O contato com superfícies contaminadas ou com gotículas respiratórias de pessoas infectadas são os principais meios de contágio do coronavírus. No entanto, a possibilidade de outro tipo de transmissão tem ganhado maior relevo entre pesquisadores e médicos nas últimas semanas. É o contágio por aerossóis, ou seja, micropartículas invisíveis a olho nu expelidas por tosse, espirros ou até fala, que conseguem se mover pelo ar e permanecer nos ambientes por alguns minutos — ou talvez horas.
A chance de transmissão do coronavírus pelo ar não chega a ser uma novidade. O uso de máscaras com filtros mais potentes para profissionais da saúde, como a N95, por exemplo, foi indicado pela Organização Mundial da Saúde (OMS) em situações geradoras de aerossóis desde o início da pandemia. O tema, no entanto, tornou-se mais conhecido pelo público em geral desde o início da semana, quando um vídeo da televisão japonesa NHK World começou a circular pelas redes sociais.
Com áudio em japonês e legendas em inglês, o vídeo mostra como os aerossóis podem se propagar e se manter por alguns minutos em um ambiente fechado depois de um espirro ou tosse. As imagens também demonstram que até mesmo uma conversa entre amigos com tom de voz mais alto pode disseminar as micropartículas. Porém, não há estudos categóricos que demonstrem o grau de relevância da disseminação do coronavírus pelos aerossóis.
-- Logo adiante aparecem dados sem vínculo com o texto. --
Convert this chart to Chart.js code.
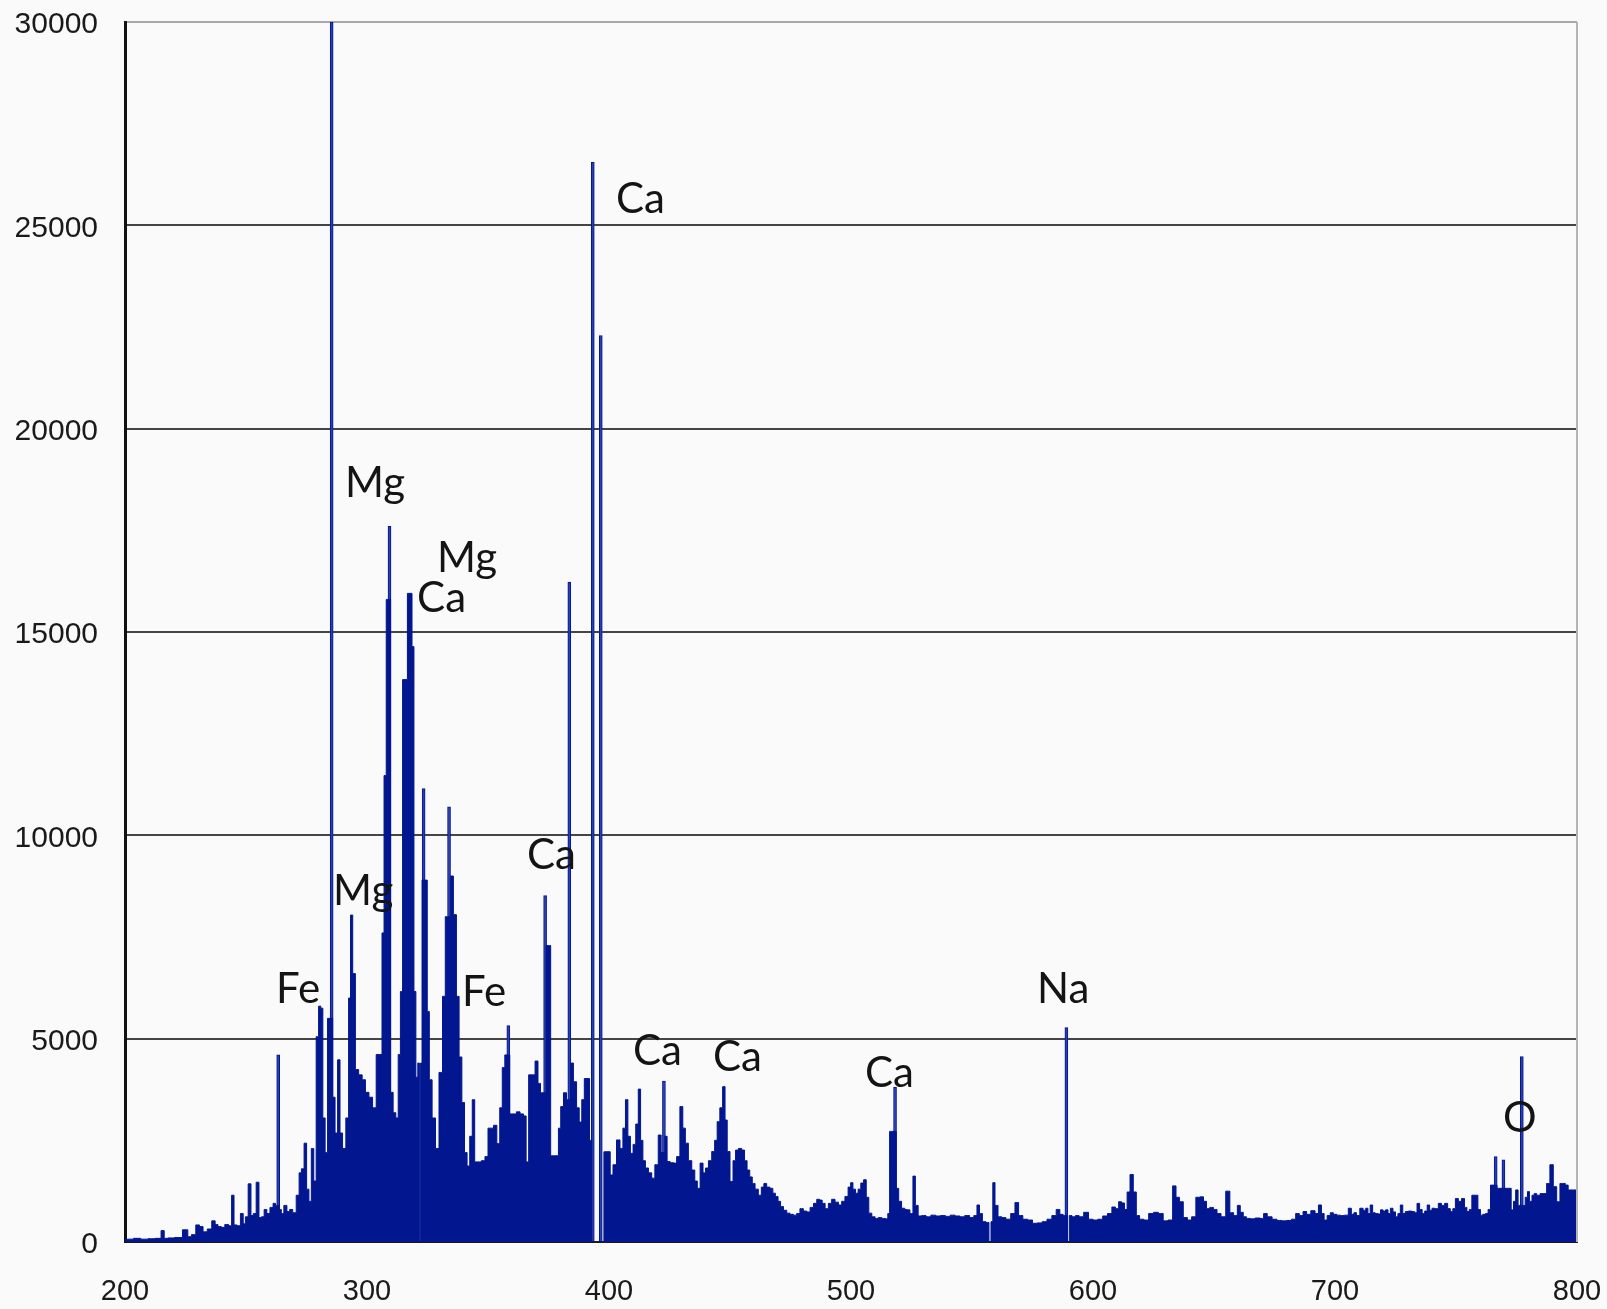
<!DOCTYPE html>
<html>
<head>
<meta charset="utf-8">
<title>Emission spectrum</title>
<script src="https://cdn.jsdelivr.net/npm/chart.js@4.4.1/dist/chart.umd.min.js"></script>
<style>
  html, body { margin: 0; padding: 0; background: #fafafa; }
  #wrap { width: 1607px; height: 1309px; }
</style>
</head>
<body>
<div id="wrap"><canvas id="spectrum" width="1607" height="1309"></canvas></div>
<script>
// Broadband emission background: wavelength (nm) and intensity (counts)
const wavelengthNm = [
  200, 202, 205, 208, 211, 214, 215.8, 216.6, 219, 222, 225.5, 226.4, 228.5, 230, 231.5, 233, 235, 236.7, 237.8, 239,
  240.5, 242, 243.5, 244.6, 245.5, 247, 248.4, 249.3, 250.2, 251.6, 252.5, 253.5, 254.9, 255.8, 257, 258, 259.2, 260.6, 261.8, 262.6,
  263.3, 264.2, 265, 266.3, 267.5, 268.6, 270, 271.5, 272.4, 273.4, 274.6, 275.5, 276.5, 277.5, 278.5, 279.5, 280.5, 281.3, 282.2, 283.2,
  284.2, 285.3, 286.3, 287.3, 288.4, 289.3, 290.5, 292, 292.8, 293.6, 294.6, 295.8, 297.3, 298.7, 300, 301.6, 303, 304.6, 305.8, 306.6,
  307.5, 308.4, 309.3, 310.2, 311.4, 312.4, 313.4, 314.2, 315.2, 316.2, 317.2, 318.2, 319, 319.8, 320.6, 321.4, 321.9, 322.4, 323.1, 323.8,
  324.5, 325.3, 326.2, 327.6, 329, 330.5, 331.9, 332.8, 333.9, 335, 336.4, 337.5, 338.6, 339.8, 340.8, 341.9, 343, 344, 345, 346.5,
  348, 349.5, 350.5, 351.6, 353, 354.3, 355.4, 356.4, 357.5, 358.4, 359.6, 361, 362.5, 364, 365.3, 366.2, 367.4, 368.8, 370.1, 371.2,
  372.2, 373.6, 374.4, 375.4, 376.4, 377.6, 378.6, 379.6, 380.5, 381.9, 383, 383.6, 384.6, 386, 387.2, 388.2, 389.3, 390.3, 391.5, 392.4,
  393.3, 395, 396.6, 397.6, 398.2, 400, 401, 402.3, 403.9, 405.2, 406.3, 407.3, 408.3, 409.4, 410.5, 411.6, 412.6, 413.5, 414.5, 415.6,
  417, 418.3, 419.6, 421.1, 422, 422.7, 423.5, 424.5, 426, 427.3, 428.6, 430, 431, 432.1, 433.5, 434.9, 436, 437, 438.3, 439.4,
  440.4, 441.8, 443.1, 444.2, 445.2, 446.4, 447.5, 448.4, 449.3, 450.7, 451.8, 452.8, 454.2, 455.5, 456.5, 457.6, 458.7, 459.7, 461, 462.4,
  463.5, 464.5, 465.8, 467.2, 468.2, 469.3, 470.4, 471.4, 472.8, 474.1, 475.5, 476.9, 478.2, 479.6, 481, 482.4, 483.8, 485.2, 486.5, 487.6,
  488.6, 490, 491.3, 492.7, 494.1, 495.5, 496.8, 498.2, 499.4, 500.3, 501.3, 502.4, 503.5, 504.6, 505.8, 506.8, 507.9, 509.3, 510.6, 512,
  513.4, 514.8, 515.6, 516.3, 517.3, 518.2, 519.2, 520.2, 521.6, 522.8, 523.7, 525, 526.2, 527, 528.5, 530, 532, 534, 536, 538,
  540, 542, 544, 546, 548, 550, 551.5, 552.6, 553.6, 555, 556.5, 557.5, 558.2, 559, 560, 561.5, 563, 565, 567, 568.5,
  570, 572, 574, 576, 578, 580, 582, 584, 585.6, 587, 588.3, 589, 589.8, 590.6, 592, 593.5, 595, 597.3, 599, 601,
  603, 605, 607, 608.6, 610, 611.2, 612.4, 613.6, 614.6, 616, 617.3, 618.5, 620, 622, 624, 626, 628, 630, 632, 633.8,
  634.8, 636.6, 638, 640, 641.5, 643.5, 645, 646.3, 647.5, 649, 650.5, 652, 653.8, 655.9, 657.2, 659, 660.3, 661.4, 662.8, 664,
  666, 668, 670, 671, 673, 675, 677, 679, 681, 683, 684.5, 686, 687.6, 689, 691, 692.5, 693.8, 695, 696, 697.5,
  698.6, 700, 701.5, 703, 704.8, 706.2, 707.3, 708.3, 709.5, 711, 712.2, 713.2, 714, 715.1, 716, 717.2, 718.3, 719.3, 720.4, 721.4,
  722.4, 723.4, 724.5, 725.5, 726.5, 727.5, 728.5, 729.6, 731, 732.4, 733.4, 734.4, 735.5, 736.5, 737.6, 738.6, 739.6, 740.6, 742, 743.4,
  744.6, 746, 747.1, 748.2, 749.2, 750.3, 751.6, 753, 754, 755, 756, 757.1, 758.5, 759.6, 760.6, 761.6, 762.7, 763.8, 764.7, 765.5,
  766.4, 767.5, 768.9, 769.6, 770.9, 772.3, 773.3, 774.2, 775.1, 776.2, 777.2, 778, 779.2, 779.9, 780.8, 782, 782.6, 784, 785.5, 786.8,
  788.1, 789.5, 790.9, 792.3, 793.6, 794.6, 795.7, 797, 798.5, 800
];
const continuumCounts = [
  60, 70, 90, 70, 80, 90, 280, 90, 100, 110, 300, 130, 180, 420, 380, 250, 320, 520, 430, 380,
  360, 430, 400, 1150, 420, 400, 700, 450, 620, 1430, 650, 700, 1470, 600, 620, 800, 700, 850, 950, 900,
  900, 800, 700, 900, 750, 800, 720, 1150, 1700, 1800, 2430, 1300, 1000, 2300, 1500, 5050, 5800, 5750, 3050, 2200,
  5500, 5500, 3560, 2680, 4480, 2680, 2300, 3050, 6000, 8040, 6600, 4240, 4110, 3990, 3680, 3560, 3300, 4610, 4610, 7600,
  11470, 15800, 15800, 3680, 3180, 3050, 4610, 6160, 13830, 13830, 15950, 15950, 14640, 6160, 4050, 4400, 0, 4400, 8900, 8900,
  8900, 5670, 3990, 3050, 2300, 4170, 6040, 8000, 8000, 9000, 8050, 6040, 4550, 3430, 2200, 1870, 2600, 3500, 1970, 1970,
  2000, 2100, 2800, 2800, 2870, 2420, 3300, 4290, 4600, 4600, 3150, 3150, 3200, 3150, 3100, 1970, 4110, 4110, 4450, 3900,
  3670, 3670, 7290, 7290, 2120, 2120, 2120, 2800, 3330, 3670, 3500, 3500, 4400, 3940, 3300, 2950, 3500, 4020, 4020, 2500,
  0, 0, 0, 0, 2220, 2220, 1650, 1900, 2510, 2300, 2800, 3500, 2600, 2180, 2400, 2900, 3760, 2500, 2000, 1820,
  1700, 1570, 1900, 2630, 2200, 2200, 2600, 1980, 1950, 1940, 2100, 3330, 2800, 2430, 2000, 1770, 1500, 1320, 1940, 1700,
  1820, 2000, 2225, 2500, 2960, 3300, 3820, 3000, 2225, 1490, 2000, 2260, 2300, 2260, 2000, 1770, 1600, 1440, 1300, 1150,
  1350, 1440, 1350, 1320, 1200, 1120, 1000, 870, 780, 710, 680, 660, 700, 820, 760, 740, 850, 950, 1050, 1030,
  950, 820, 950, 1050, 980, 910, 1000, 1120, 1350, 1460, 1300, 1200, 1300, 1450, 1530, 1100, 710, 620, 580, 600,
  580, 570, 700, 2720, 2720, 2720, 1320, 1000, 830, 800, 790, 700, 1620, 900, 640, 650, 620, 660, 640, 650,
  630, 660, 640, 620, 650, 600, 650, 910, 700, 500, 480, 0, 500, 1460, 900, 620, 600, 560, 700, 970,
  650, 560, 540, 460, 470, 500, 560, 650, 800, 680, 650, 650, 0, 650, 620, 650, 620, 730, 560, 540,
  560, 640, 700, 860, 820, 990, 960, 800, 1230, 1660, 1230, 650, 560, 540, 700, 730, 700, 520, 540, 1380,
  1100, 990, 600, 540, 620, 1100, 1110, 1000, 820, 850, 800, 700, 620, 1250, 720, 650, 900, 730, 620, 580,
  570, 590, 580, 700, 620, 560, 530, 520, 530, 560, 700, 650, 750, 680, 770, 700, 910, 700, 540, 650,
  720, 680, 660, 650, 660, 830, 680, 720, 650, 830, 780, 830, 700, 910, 720, 700, 690, 790, 760, 790,
  700, 830, 740, 620, 700, 910, 700, 750, 760, 750, 720, 950, 800, 700, 760, 910, 780, 830, 820, 950,
  900, 950, 820, 750, 820, 1070, 1000, 1070, 850, 750, 800, 1150, 1150, 800, 660, 680, 700, 800, 1400, 1400,
  1400, 1320, 1320, 1320, 1320, 1320, 790, 1000, 1280, 900, 900, 900, 1100, 1240, 1000, 1150, 1190, 1150, 1190, 1190,
  1440, 1900, 1360, 990, 1440, 1440, 1400, 1280, 1280, 1280
];

// Sharp atomic emission lines: wavelength (nm) and peak intensity (counts)
const lineNm = [263.3, 285.4, 309.3, 323.4, 333.9, 358.4, 373.6, 383.6, 393.3, 396.6, 422.7, 518.2, 589.0, 766.4, 769.6, 777.2];
const lineCounts = [4600, 30000, 17600, 11150, 10700, 5320, 8520, 16230, 26550, 22290, 3960, 3810, 5270, 2100, 2020, 4560];

// Element annotations: text, left edge (nm) and baseline (counts)
const labelText = ['Ca', 'Mg', 'Mg', 'Ca', 'Ca', 'Mg', 'Fe', 'Fe', 'Ca', 'Ca', 'Ca', 'Na', 'O'];
const labelNm = [402.9, 290.9, 328.9, 320.7, 366.1, 286.0, 262.4, 339.3, 409.9, 443.0, 505.8, 576.9, 769.4];
const labelCounts = [25300, 18325, 16477, 15490, 9162, 8288, 5887, 5813, 4360, 4212, 3818, 5887, 2709];

// Axis ticks
const xTickValues = [200, 300, 400, 500, 600, 700, 800];
const yTickValues = [0, 5000, 10000, 15000, 20000, 25000, 30000];

const NAVY = '#02178f';

const plotFrame = {
  id: 'plotFrame',
  afterDatasetsDraw(chart) {
    const { ctx, chartArea } = chart;
    ctx.save();
    ctx.strokeStyle = '#b4b4b4';
    ctx.lineWidth = 2;
    ctx.beginPath();
    ctx.moveTo(chartArea.right, chartArea.top);
    ctx.lineTo(chartArea.right, chartArea.bottom);
    ctx.stroke();
    ctx.restore();
  }
};

const elementLabels = {
  id: 'elementLabels',
  afterDraw(chart) {
    const { ctx } = chart;
    const xs = chart.scales.x, ys = chart.scales.y;
    ctx.save();
    ctx.font = '42px Lato';
    ctx.fillStyle = '#141414';
    ctx.textAlign = 'left';
    ctx.textBaseline = 'alphabetic';
    labelText.forEach((t, i) => {
      ctx.fillText(t, xs.getPixelForValue(labelNm[i]), ys.getPixelForValue(labelCounts[i]));
    });
    ctx.restore();
  }
};

new Chart(document.getElementById('spectrum'), {
  type: 'line',
  data: {
    datasets: [
      {
        type: 'bar',
        data: lineNm.map((x, i) => ({ x, y: lineCounts[i] })),
        backgroundColor: '#2a3fae',
        borderColor: NAVY,
        borderWidth: 1,
        borderSkipped: 'bottom',
        barThickness: 3,
        grouped: false,
        order: 2
      },
      {
        type: 'line',
        data: wavelengthNm.map((x, i) => ({ x, y: continuumCounts[i] })),
        stepped: 'middle',
        fill: 'origin',
        backgroundColor: NAVY,
        borderColor: NAVY,
        borderWidth: 1,
        pointRadius: 0,
        order: 1
      }
    ]
  },
  options: {
    responsive: false,
    animation: false,
    devicePixelRatio: 1,
    layout: { padding: { top: 22, right: 30, left: 0, bottom: 0 } },
    plugins: { legend: { display: false }, tooltip: { enabled: false } },
    scales: {
      x: {
        type: 'linear',
        min: 200,
        max: 800,
        offset: false,
        afterBuildTicks: s => { s.ticks = xTickValues.map(v => ({ value: v })); },
        afterFit: s => { s.height = 67; s.paddingLeft = 0; s.paddingRight = 0; },
        ticks: {
          callback: v => String(v),
          font: { family: 'Liberation Sans', size: 29 },
          color: '#1a1a1a',
          padding: 33,
          maxRotation: 0
        },
        grid: { display: false, drawTicks: false, offset: false },
        border: { display: true, color: '#1a1a1a', width: 2 }
      },
      y: {
        type: 'linear',
        min: 0,
        max: 30000,
        afterBuildTicks: s => { s.ticks = yTickValues.map(v => ({ value: v })); },
        afterFit: s => { s.width = 125; s.paddingTop = 0; s.paddingBottom = 0; },
        ticks: {
          callback: v => String(v),
          font: { family: 'Liberation Sans', size: 30 },
          color: '#1a1a1a',
          padding: 27,
          labelOffset: 3
        },
        grid: {
          color: c => (c.tick && c.tick.value === 30000 ? '#a8a8a8' : '#454545'),
          lineWidth: 2,
          drawTicks: false
        },
        border: { display: true, color: '#111', width: 3 }
      }
    }
  },
  plugins: [plotFrame, elementLabels]
});
</script>
</body>
</html>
Nos Estados Unidos, também circulam notícias alarmantes baseadas na proliferação de aerossóis. O jornal New York Post chegou a publicar que o distanciamento social de dois metros poderá ser considerado inadequado em breve, com a chance de ser estendido a até oito metros. Trata-se de uma interpretação equivocada de um artigo publicado no Journal of the American Medical Association. O estudo afirma que o coronavírus pode se propagar pelo ar por alguns metros em situações hospitalares específicas, mas a pesquisa tem como objetivo discutir protocolos adequados dentro do sistema de saúde, como uso de máscaras e triagem de pacientes. Em nenhum momento o estudo dá indicações de que as recomendações hospitalares devem ser estendidas a outros ambientes.
— O que se pode dizer é que esse aerossol é irrelevante ao ar livre. Se você mantiver o distanciamento de dois metros entre as pessoas, em um ambiente aberto, não há por que se preocupar. Os problemas começam quando a gente fala de ambientes fechados, principalmente em ambientes hospitalares — explica o médico Wladimir Queiroz, consultor da Sociedade Brasileira de Infectologia (SBI).
No vídeo da televisão japonesa, grandes nuvens de aerossóis se dissipam pelo ambiente depois de um espirro ou tosse. Queiroz observa que esse volume de partículas pode ser bastante minimizado por meio da etiqueta respiratória.
— De propósito, por conta do experimento, ninguém no vídeo tem a menor etiqueta respiratória. E esse é um fator importante. Se você espirrar na sua roupa, protegendo com a parte anterior do cotovelo, vai diminuir muito a emissão partículas, inclusive dos aerossóis — avalia o médico.
Queiroz observa que os estudos a respeito do tema ainda são poucos, mas faz recomendação para evitar um possível contágio:
— A transmissão pelo ar pode ser possível, mas epidemiologicamente é pouco provável. Teria muito menor importância do que a transmissão por gotículas, por exemplo. É um ponto ainda difícil de comentar frente ao pouco conhecimento científico que se tem a respeito. Mas, enquanto não temos dados suficientes, deve-se reforçar a ideia de que as pessoas precisam estar em ambientes arejados, com janelas abertas. Isso faz com que o ambiente domiciliar ou de trabalho fique mais próximo do ar livre. O aerossol seca rapidamente se o ambiente for bem arejado. E, é claro, é preciso manter o distanciamento social.